Unicode Collation Algorithm

XSL Transformations (XSLT) Version 3.0 supports the use of the Unicode Collation Algorithm (UCA) for comparing strings in a variety of locales and with extensive parametric control. This feature is requested by using a collation (specified either as a collation attribute on an xsl:sort instruction, an xsl:default-collation attribute within an XSLT tree or the $collation argument of a 'comparison' function, such as fn:compare() or fn:deep-equal()) that uses the scheme and path http://www.w3.org/2013/collation/UCA followed by an optional query part.

The query is a semicolon-separated sequence of zero or more keyword=value pairs, e.g. ...UCA?reorder=digit,space;strength=secondary. Full details of the query format and parameters can be found in The Unicode Collation Algorithm section of the specification. This section discusses the Saxon implementation.

Full support of UCA is only provided in Saxon-PE/EE from version 9.6 – Saxon-HE uses fallback behaviour described below.

Saxon-PE/EE uses the features of ICU - International Components for Unicode to support UCA. More detailed information is available from that site.

The ICU features require a sizeable (~7MByte) library which may be supplied either in the main JAR file, or as a separate JAR, which can itself either be a 'minimised' version in the Saxonica distribution, or a complete ICU4J JAR downloaded from the ICU site. In the case that the ICU features have not been loaded within Saxon-PE/EE, fallback behaviour described below is used.

Specifics of the parameters and behaviour for Saxon-PE/EE implementation are:

keyword

values

default

Notes

fallback

yes | no

yes

fallback=no will raise errors in the case of unknown parameter keywords or values. Otherwise erroneous parameters are ignored.

lang

any value allowed for xml:lang, for example en-US for US English, or sr-Cyrl-ME for cyrillic script Serbian in Montenegro

From the locale

The implementation uses an appropriate collation for the requested locale from the ICU environment, splitting the lang parameter into three possible subcomponents: language-country-variant. The locale used may effect the default values of other parameters - see backwards for an example.

For a list of locales supported in this implementation see UCA-supported locales

version

string

6.2.0.0

The version of the UCA to be used. Interpreted as an ascending sequence of major.minor.update... version numbers.
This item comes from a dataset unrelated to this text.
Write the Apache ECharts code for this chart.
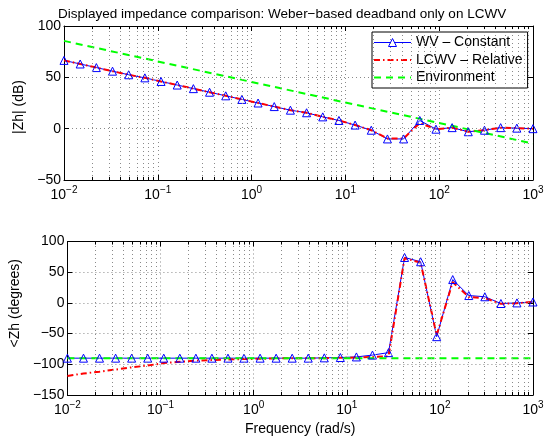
<!DOCTYPE html>
<html>
<head>
<meta charset="utf-8">
<script src="https://cdn.jsdelivr.net/npm/echarts@6/dist/echarts.min.js"></script>
<style>html,body{margin:0;padding:0;background:#fff}#c{width:554px;height:443px}</style>
</head>
<body>
<div id="c"></div>
<script>
// Frequencies (rad/s) of the sampled points
const freq = [0.01, 0.014874, 0.022122, 0.032903, 0.048939, 0.07279, 0.10826, 0.16103, 0.2395, 0.35622,
  0.52983, 0.78805, 1.1721, 1.7433, 2.5929, 3.8566, 5.7362, 8.5317, 12.69, 18.874,
  28.072, 41.753, 62.102, 92.367, 137.38, 204.34, 303.92, 452.04, 672.34, 1000];
// |Zh| (dB)
const magWV = [66.5, 63, 59.5, 56, 52.5, 49.5, 46, 42.5, 39, 35.5, 32, 28.5, 25, 21.5, 18, 15.5, 11.5, 8, 3.5, -1.5,
  -10, -10, 8, -0.5, 1, -3, -1.5, 1, 0.5, 0];
const magLCWV = [66.5, 63, 59.5, 56, 52.5, 49.5, 46, 42.5, 39, 35.5, 32, 28.5, 25, 21.5, 18, 15.5, 11.5, 8, 3.5, -1.5,
  -9.5, -9.5, 5.5, -0.5, 1, -3, -1.5, 1, 0.5, 0];
const envFreq = [0.01, 1000];
const magEnv = [85.5, -14.5];
// <Zh (degrees)
const phaseWV = [-90, -90, -90, -90, -90, -90, -90, -90, -90, -90, -90, -90, -90, -90, -90, -90, -89.5, -89, -88, -85,
  -81, 74, 67, -55, 38, 12, 10, -1, 0, 1.5];
const phaseLCWV = [-119, -115, -112, -108.5, -105, -102, -98, -96, -94, -93, -92, -91.5, -91, -90.5, -90, -90, -90, -89.5, -89, -88,
  -87, 73, 65.5, -52.5, 34, 9.5, 8, -1.5, -0.5, 1.5];
const phaseEnv = [-90, -90];
// Axis ticks
const freqTicks = [0.01, 0.1, 1, 10, 100, 1000];
const magTicks = [-50, 0, 50, 100];
const phaseTicks = [-150, -100, -50, 0, 50, 100];
const seriesNames = ['WV \u2013 Constant', 'LCWV \u2013 Relative', 'Environment'];

const pairs = (x, y) => x.map((v, i) => [v, y[i]]);
const FONT = 'Liberation Sans, Arial, Helvetica, sans-serif';
const FS = 14;
const minus = v => String(v).replace('-', '\u2212');

// minor log positions (2..9 x 10^k) for grid lines / ticks
const minorX = [];
for (let d = 0; d < freqTicks.length - 1; d++) {
  for (let m = 2; m <= 9; m++) minorX.push(+(m * freqTicks[d]).toPrecision(3));
}

function xAxisBase(gridIndex, position, showLabel) {
  return {
    type: 'log', logBase: 10, gridIndex, position,
    min: freqTicks[0], max: freqTicks[freqTicks.length - 1],
    axisLine: { show: true, onZero: false, lineStyle: { color: '#000', width: 1 } },
    axisTick: { show: true, inside: true, length: 5, lineStyle: { color: '#000' } },
    minorTick: { show: false },
    splitLine: { show: showLabel, lineStyle: { color: '#8a8a8a', type: [1, 3], width: 1 } },
    axisLabel: {
      show: showLabel, margin: 5, fontFamily: FONT, color: '#000',
      formatter: v => '{b|10}{s|' + minus(Math.round(Math.log10(v))) + '}',
      rich: {
        b: { fontSize: FS, fontFamily: FONT, color: '#000' },
        s: { fontSize: 10, fontFamily: FONT, color: '#000', padding: [0, 0, 10, 0] }
      }
    }
  };
}
function yAxisBase(gridIndex, position, ticks, showLabel, name, gap, pad) {
  return {
    type: 'value', gridIndex, position,
    min: ticks[0], max: ticks[ticks.length - 1], interval: 50,
    name: name || '', nameLocation: 'middle', nameGap: gap || 30,
    nameTextStyle: { fontSize: FS, fontFamily: FONT, color: '#000', padding: pad || 0 },
    axisLine: { show: true, onZero: false, lineStyle: { color: '#000', width: 1 } },
    axisTick: { show: true, inside: true, length: 5, lineStyle: { color: '#000' } },
    splitLine: { show: showLabel, lineStyle: { color: '#8a8a8a', type: [1, 3], width: 1 } },
    axisLabel: { show: showLabel, margin: 3, fontSize: FS, fontFamily: FONT, color: '#000', formatter: v => minus(v) }
  };
}

function minorMarks(yMin, yMax, tickLen) {
  const data = [];
  const ticks = [];
  minorX.forEach(x => {
    data.push([{ coord: [x, yMin] }, { coord: [x, yMax] }]);
    ticks.push([{ coord: [x, yMin] }, { coord: [x, yMin + tickLen] }]);
    ticks.push([{ coord: [x, yMax] }, { coord: [x, yMax - tickLen] }]);
  });
  return { data, ticks };
}

function helperSeries(xi, yi, yMin, yMax, tickLen) {
  const m = minorMarks(yMin, yMax, tickLen);
  return [{
    type: 'line', xAxisIndex: xi, yAxisIndex: yi, data: [], silent: true, animation: false,
    markLine: { silent: true, symbol: 'none', label: { show: false }, animation: false,
      lineStyle: { color: '#8a8a8a', type: [1, 3], width: 1 }, data: m.data }
  }, {
    type: 'line', xAxisIndex: xi, yAxisIndex: yi, data: [], silent: true, animation: false, z: 5,
    markLine: { silent: true, symbol: 'none', label: { show: false }, animation: false,
      lineStyle: { color: '#000', type: 'solid', width: 1 }, data: m.ticks }
  }];
}

function dataSeries(xi, yi, wv, lcwv, env) {
  return [{
    name: seriesNames[0], type: 'line', xAxisIndex: xi, yAxisIndex: yi, data: pairs(freq, wv),
    symbol: 'triangle', symbolSize: 8, showSymbol: true, z: 3,
    lineStyle: { color: '#0000ff', width: 1 },
    itemStyle: { color: 'rgba(255,255,255,0)', borderColor: '#0000ff', borderWidth: 1 },
    animation: false
  }, {
    name: seriesNames[1], type: 'line', xAxisIndex: xi, yAxisIndex: yi, data: pairs(freq, lcwv),
    symbol: 'none', showSymbol: false, z: 3,
    lineStyle: { color: '#ff0000', width: 2, type: [6, 3, 1.5, 3] }, itemStyle: { color: '#ff0000' },
    animation: false
  }, {
    name: seriesNames[2], type: 'line', xAxisIndex: xi, yAxisIndex: yi, data: pairs(envFreq, env),
    symbol: 'none', showSymbol: false, z: 3,
    lineStyle: { color: '#00ff00', width: 2, type: [7, 5] }, itemStyle: { color: '#00ff00' },
    animation: false
  }];
}

const chart = echarts.init(document.getElementById('c'), null, { renderer: 'canvas' });
chart.setOption({
  backgroundColor: '#fff',
  animation: false,
  title: {
    text: 'Displayed impedance comparison: Weber\u2212based deadband only on LCWV',
    left: 53, top: 2,
    textStyle: { fontSize: 13.5, fontWeight: 'normal', fontFamily: FONT, color: '#000' }
  },
  legend: {
    data: [
      { name: seriesNames[0], lineStyle: { width: 1 },
        itemStyle: { color: '#ffffff', borderColor: '#0000ff', borderWidth: 1 } },
      { name: seriesNames[1], itemStyle: { opacity: 0 } },
      { name: seriesNames[2], itemStyle: { opacity: 0 } }
    ],
    orient: 'vertical', left: 372, top: 32,
    backgroundColor: '#fff', borderColor: '#000', borderWidth: 1,
    padding: [2.5, 5, 2.5, 1], itemGap: 1.5, itemWidth: 37, itemHeight: 10,
    textStyle: { fontSize: FS, fontFamily: FONT, color: '#000', lineHeight: 16 },
    selectedMode: false
  },
  grid: [
    { left: 64, top: 26, width: 469, height: 154, containLabel: false },
    { left: 64, top: 241.5, width: 469, height: 153.5, containLabel: false }
  ],
  xAxis: [
    xAxisBase(0, 'bottom', true),
    xAxisBase(0, 'top', false),
    Object.assign(xAxisBase(1, 'bottom', true), {
      name: 'Frequency (rad/s)', nameLocation: 'middle', nameGap: 27,
      nameTextStyle: { fontSize: FS, fontFamily: FONT, color: '#000' }
    }),
    xAxisBase(1, 'top', false)
  ],
  yAxis: [
    yAxisBase(0, 'left', magTicks, true, '|Zh| (dB)', 28, [0, 8, 0, 0]),
    yAxisBase(0, 'right', magTicks, false),
    yAxisBase(1, 'left', phaseTicks, true, '<Zh (degrees)', 32, [0, 0, 0, 30]),
    yAxisBase(1, 'right', phaseTicks, false)
  ],
  series: [
    ...helperSeries(0, 0, magTicks[0], magTicks[magTicks.length - 1], 3),
    ...helperSeries(2, 2, phaseTicks[0], phaseTicks[phaseTicks.length - 1], 5),
    ...dataSeries(0, 0, magWV, magLCWV, magEnv),
    ...dataSeries(2, 2, phaseWV, phaseLCWV, phaseEnv)
  ]
});
</script>
</body>
</html>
Requests for versions less than or equal to the current supported version are processed with the current version. Requests for a higher version raise an error.

strength

primary | secondary | tertiary | quaternary | identical, or 1 | 2 | 3 | 4 | 5 as synonyms

tertiary, but see notes

Default strength may be altered by a specific locale.

alternate

non-ignorable | shifted | blanked

non-ignorable

Behaviour with parameter alternate=blanked is indeterminate.

backwards

yes | no

no, but see notes

This is principally used for backwards-order comparison of (French) accents at secondary strength, and the default may be set by the locale used. For example lang=fr-CA implies a default of backwards=yes whereas lang=fr defaults to backward=no.

normalization

yes | no

no

normalization=yes has not been tested. See ICU documentation for further details.

caseLevel

yes | no

no

As specification

caseFirst

upper | lower

See notes

The default is to ignore case preferences.

numeric

yes | no

no

As specification

reorder

a comma-separated sequence of reorder codes, where a reorder code is one of space, punct, symbol, currency, digit, or a four-letter script code

As specification

UCA Fallback Behaviour

The specification supports fallback behaviour in the case that UCA is not, or only partially, implemented. If the query contains the parameter fallback=no and implementation of UCA is unsupported (as is the case with Saxon-HE, or when ICU features are not loaded), then the request will raise an error of 'unknown collation'. If fallback is yes or absent, the implementation will make best-effort.

For Saxon-HE, or in the absence of ICU, this involves building a tailored collation based on the Java library/Unicode implementation as described in Implementing a collating sequence, with the following re-mapping of parameters:

keyword(s)

values

effect

lang

language/locale code

Use an appropriate collation for the requested locale from the Java environment, if available, else codepoint collation.

strength

primary | secondary | tertiary | identical

used as stated.

1 | 2 | 3

remapped to primary | secondary | tertiary respectively.

quaternary | 4 | 5

remapped to identical.

caseFirst

upper | lower

remapped to case-order=upper-first and case-order=lower-first respectively.

numeric

yes | no

remapped to alphanumeric=yes and alphanumeric=no respectively.

version, alternate, backwards, normalization, caseLevel, reorder

-

All ignored.